### What is being asked
Copy the lines of the data below exactly, starting at the first and stopping after the line that contains "const LABEL = '#6b6b6b'"; include no pictures.
-- START --
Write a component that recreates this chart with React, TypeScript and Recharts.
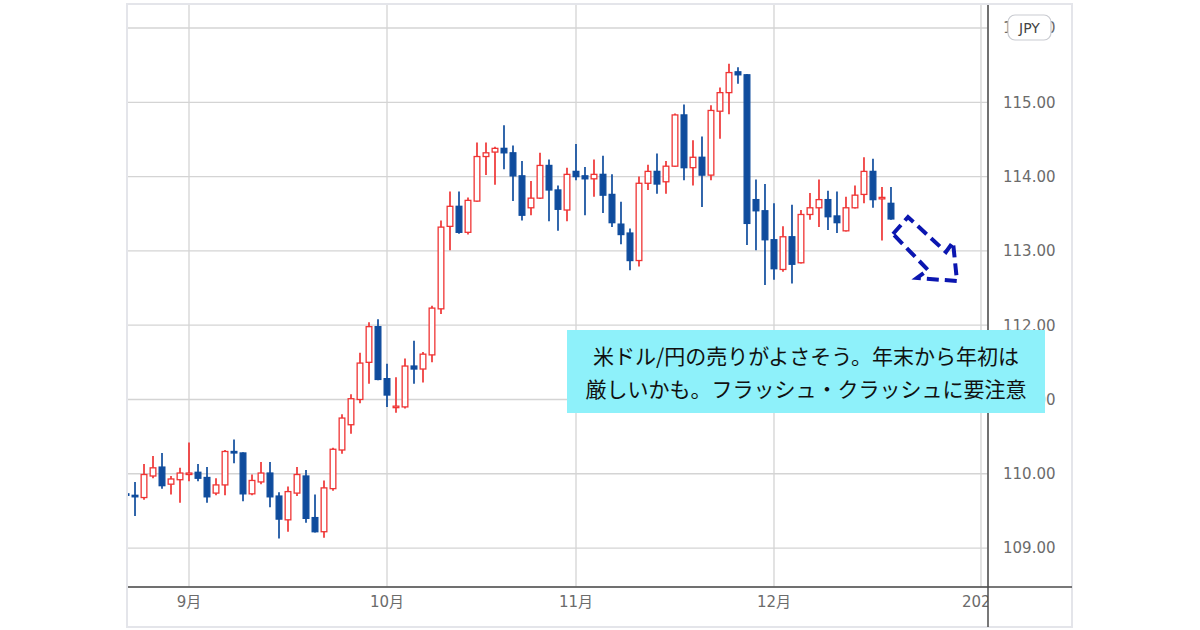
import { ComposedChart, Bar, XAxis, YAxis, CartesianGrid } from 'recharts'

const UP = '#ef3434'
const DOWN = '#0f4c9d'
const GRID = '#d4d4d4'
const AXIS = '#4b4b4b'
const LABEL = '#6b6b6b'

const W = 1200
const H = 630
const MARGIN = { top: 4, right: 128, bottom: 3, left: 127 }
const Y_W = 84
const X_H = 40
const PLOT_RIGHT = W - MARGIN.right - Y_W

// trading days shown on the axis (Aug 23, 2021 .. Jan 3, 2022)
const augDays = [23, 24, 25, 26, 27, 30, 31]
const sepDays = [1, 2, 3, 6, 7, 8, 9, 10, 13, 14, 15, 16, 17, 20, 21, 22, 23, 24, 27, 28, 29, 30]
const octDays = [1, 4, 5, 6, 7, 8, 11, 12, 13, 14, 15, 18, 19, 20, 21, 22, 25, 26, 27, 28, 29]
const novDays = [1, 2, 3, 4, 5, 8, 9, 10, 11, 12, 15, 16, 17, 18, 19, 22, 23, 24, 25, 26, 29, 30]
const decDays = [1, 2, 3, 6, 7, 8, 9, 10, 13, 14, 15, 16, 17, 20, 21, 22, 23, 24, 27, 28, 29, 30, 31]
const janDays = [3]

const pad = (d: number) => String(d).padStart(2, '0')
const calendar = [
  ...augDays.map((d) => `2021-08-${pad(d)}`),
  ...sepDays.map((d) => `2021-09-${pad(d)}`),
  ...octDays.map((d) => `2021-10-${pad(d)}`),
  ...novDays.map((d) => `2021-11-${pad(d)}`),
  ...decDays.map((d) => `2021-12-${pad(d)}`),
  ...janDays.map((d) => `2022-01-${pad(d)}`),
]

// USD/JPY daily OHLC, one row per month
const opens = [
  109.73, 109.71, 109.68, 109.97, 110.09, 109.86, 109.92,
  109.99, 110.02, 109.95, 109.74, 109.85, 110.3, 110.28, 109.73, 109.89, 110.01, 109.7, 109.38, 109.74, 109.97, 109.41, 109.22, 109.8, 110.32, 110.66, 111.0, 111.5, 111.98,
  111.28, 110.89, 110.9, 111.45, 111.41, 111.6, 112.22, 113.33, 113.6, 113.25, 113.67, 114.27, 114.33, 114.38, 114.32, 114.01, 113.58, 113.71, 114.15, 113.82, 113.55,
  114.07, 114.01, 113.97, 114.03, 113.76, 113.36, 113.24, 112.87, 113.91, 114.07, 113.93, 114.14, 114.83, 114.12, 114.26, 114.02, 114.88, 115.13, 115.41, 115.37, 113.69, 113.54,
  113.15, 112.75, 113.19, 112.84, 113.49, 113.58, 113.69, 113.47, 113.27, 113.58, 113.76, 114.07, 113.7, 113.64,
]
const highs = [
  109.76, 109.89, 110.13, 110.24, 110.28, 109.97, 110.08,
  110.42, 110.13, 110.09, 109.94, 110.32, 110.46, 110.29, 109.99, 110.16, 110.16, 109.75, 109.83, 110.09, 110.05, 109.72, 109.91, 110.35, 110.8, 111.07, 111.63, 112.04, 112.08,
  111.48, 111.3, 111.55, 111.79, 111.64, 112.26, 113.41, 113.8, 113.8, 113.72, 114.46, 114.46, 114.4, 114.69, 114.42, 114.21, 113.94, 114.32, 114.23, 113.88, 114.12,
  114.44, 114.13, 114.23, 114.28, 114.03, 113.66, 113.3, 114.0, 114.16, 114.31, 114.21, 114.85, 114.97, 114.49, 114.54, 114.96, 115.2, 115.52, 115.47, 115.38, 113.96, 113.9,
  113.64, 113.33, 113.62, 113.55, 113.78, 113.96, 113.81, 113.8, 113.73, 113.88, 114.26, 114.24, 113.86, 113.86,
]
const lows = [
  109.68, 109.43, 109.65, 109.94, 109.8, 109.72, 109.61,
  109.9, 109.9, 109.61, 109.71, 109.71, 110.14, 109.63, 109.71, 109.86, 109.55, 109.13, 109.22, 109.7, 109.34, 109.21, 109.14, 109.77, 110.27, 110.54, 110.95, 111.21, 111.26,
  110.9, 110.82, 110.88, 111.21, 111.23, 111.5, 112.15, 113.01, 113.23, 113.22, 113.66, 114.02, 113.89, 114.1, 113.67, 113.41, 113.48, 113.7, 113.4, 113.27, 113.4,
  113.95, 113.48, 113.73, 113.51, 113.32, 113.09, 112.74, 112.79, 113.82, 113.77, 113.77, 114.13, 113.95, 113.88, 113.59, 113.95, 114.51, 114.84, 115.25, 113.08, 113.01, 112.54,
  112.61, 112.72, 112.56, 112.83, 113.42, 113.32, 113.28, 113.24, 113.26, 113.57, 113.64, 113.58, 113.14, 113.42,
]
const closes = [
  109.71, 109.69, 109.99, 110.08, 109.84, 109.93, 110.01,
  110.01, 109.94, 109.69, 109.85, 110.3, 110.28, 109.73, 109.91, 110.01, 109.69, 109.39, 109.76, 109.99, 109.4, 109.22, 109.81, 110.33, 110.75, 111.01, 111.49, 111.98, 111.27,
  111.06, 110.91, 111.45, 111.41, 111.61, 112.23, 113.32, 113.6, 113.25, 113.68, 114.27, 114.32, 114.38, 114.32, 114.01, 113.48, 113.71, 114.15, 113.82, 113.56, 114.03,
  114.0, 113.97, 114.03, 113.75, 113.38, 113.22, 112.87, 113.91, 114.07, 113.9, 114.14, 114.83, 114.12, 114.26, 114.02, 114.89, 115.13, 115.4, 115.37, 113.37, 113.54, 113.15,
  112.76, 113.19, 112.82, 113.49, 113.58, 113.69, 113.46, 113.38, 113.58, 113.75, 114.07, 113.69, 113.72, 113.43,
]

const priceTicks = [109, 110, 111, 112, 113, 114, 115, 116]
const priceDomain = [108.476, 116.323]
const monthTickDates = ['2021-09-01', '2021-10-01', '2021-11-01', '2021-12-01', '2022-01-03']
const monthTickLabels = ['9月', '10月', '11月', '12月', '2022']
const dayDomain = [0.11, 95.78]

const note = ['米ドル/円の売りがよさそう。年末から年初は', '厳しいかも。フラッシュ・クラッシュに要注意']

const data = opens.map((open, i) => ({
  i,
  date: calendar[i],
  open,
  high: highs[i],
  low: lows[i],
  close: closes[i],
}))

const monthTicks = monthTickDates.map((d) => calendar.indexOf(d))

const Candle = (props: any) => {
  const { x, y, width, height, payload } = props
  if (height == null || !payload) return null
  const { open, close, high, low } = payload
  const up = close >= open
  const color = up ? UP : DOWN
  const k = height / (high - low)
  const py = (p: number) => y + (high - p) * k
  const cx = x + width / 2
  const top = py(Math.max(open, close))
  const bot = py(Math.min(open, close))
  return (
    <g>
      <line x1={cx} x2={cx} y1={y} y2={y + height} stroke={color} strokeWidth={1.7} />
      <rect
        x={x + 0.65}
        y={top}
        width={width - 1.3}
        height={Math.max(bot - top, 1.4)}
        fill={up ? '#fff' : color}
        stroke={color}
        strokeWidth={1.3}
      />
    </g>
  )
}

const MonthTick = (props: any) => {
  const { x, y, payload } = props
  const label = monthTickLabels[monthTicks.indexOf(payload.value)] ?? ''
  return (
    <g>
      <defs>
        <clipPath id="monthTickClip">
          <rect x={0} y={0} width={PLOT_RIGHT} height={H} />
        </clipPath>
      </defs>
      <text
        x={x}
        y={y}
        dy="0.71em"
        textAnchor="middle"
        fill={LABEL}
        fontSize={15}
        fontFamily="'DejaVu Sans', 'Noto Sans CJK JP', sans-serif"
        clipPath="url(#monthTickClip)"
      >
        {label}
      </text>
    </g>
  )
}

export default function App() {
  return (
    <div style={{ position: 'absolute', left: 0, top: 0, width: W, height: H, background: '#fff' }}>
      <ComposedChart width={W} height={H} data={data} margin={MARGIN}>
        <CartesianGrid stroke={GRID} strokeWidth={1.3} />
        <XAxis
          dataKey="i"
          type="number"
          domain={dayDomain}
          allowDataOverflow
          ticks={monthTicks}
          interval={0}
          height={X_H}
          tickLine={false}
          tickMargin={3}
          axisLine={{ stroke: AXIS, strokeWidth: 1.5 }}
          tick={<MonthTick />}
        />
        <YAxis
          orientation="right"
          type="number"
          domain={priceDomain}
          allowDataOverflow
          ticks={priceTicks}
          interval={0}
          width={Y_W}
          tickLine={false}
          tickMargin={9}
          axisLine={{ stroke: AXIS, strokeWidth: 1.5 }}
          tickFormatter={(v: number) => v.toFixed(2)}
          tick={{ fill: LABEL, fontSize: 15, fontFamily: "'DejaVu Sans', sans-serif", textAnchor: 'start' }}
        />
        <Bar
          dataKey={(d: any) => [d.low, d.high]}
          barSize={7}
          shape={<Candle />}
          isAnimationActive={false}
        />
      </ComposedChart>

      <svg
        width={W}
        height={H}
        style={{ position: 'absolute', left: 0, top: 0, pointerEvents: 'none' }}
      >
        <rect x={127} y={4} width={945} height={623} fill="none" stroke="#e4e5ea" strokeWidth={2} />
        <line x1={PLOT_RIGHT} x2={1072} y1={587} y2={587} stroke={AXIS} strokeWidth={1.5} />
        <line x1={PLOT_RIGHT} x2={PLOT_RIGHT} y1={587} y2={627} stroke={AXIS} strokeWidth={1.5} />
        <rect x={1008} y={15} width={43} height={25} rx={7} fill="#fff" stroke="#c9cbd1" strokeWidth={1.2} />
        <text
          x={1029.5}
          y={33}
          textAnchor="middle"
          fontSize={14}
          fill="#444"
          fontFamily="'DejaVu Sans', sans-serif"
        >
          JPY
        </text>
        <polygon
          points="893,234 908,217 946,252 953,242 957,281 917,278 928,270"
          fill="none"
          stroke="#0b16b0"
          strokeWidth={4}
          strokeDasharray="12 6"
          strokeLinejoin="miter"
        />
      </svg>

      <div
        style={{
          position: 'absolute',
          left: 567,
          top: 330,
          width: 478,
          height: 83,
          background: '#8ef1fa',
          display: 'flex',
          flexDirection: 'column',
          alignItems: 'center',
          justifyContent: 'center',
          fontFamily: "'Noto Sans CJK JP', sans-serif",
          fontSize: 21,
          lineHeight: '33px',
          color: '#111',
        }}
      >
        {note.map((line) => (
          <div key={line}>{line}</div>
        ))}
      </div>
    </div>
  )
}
-- END --
### Exercise answer
Write a component that recreates this chart with React, TypeScript and Recharts.
import { ComposedChart, Bar, XAxis, YAxis, CartesianGrid } from 'recharts'

const UP = '#ef3434'
const DOWN = '#0f4c9d'
const GRID = '#d4d4d4'
const AXIS = '#4b4b4b'
const LABEL = '#6b6b6b'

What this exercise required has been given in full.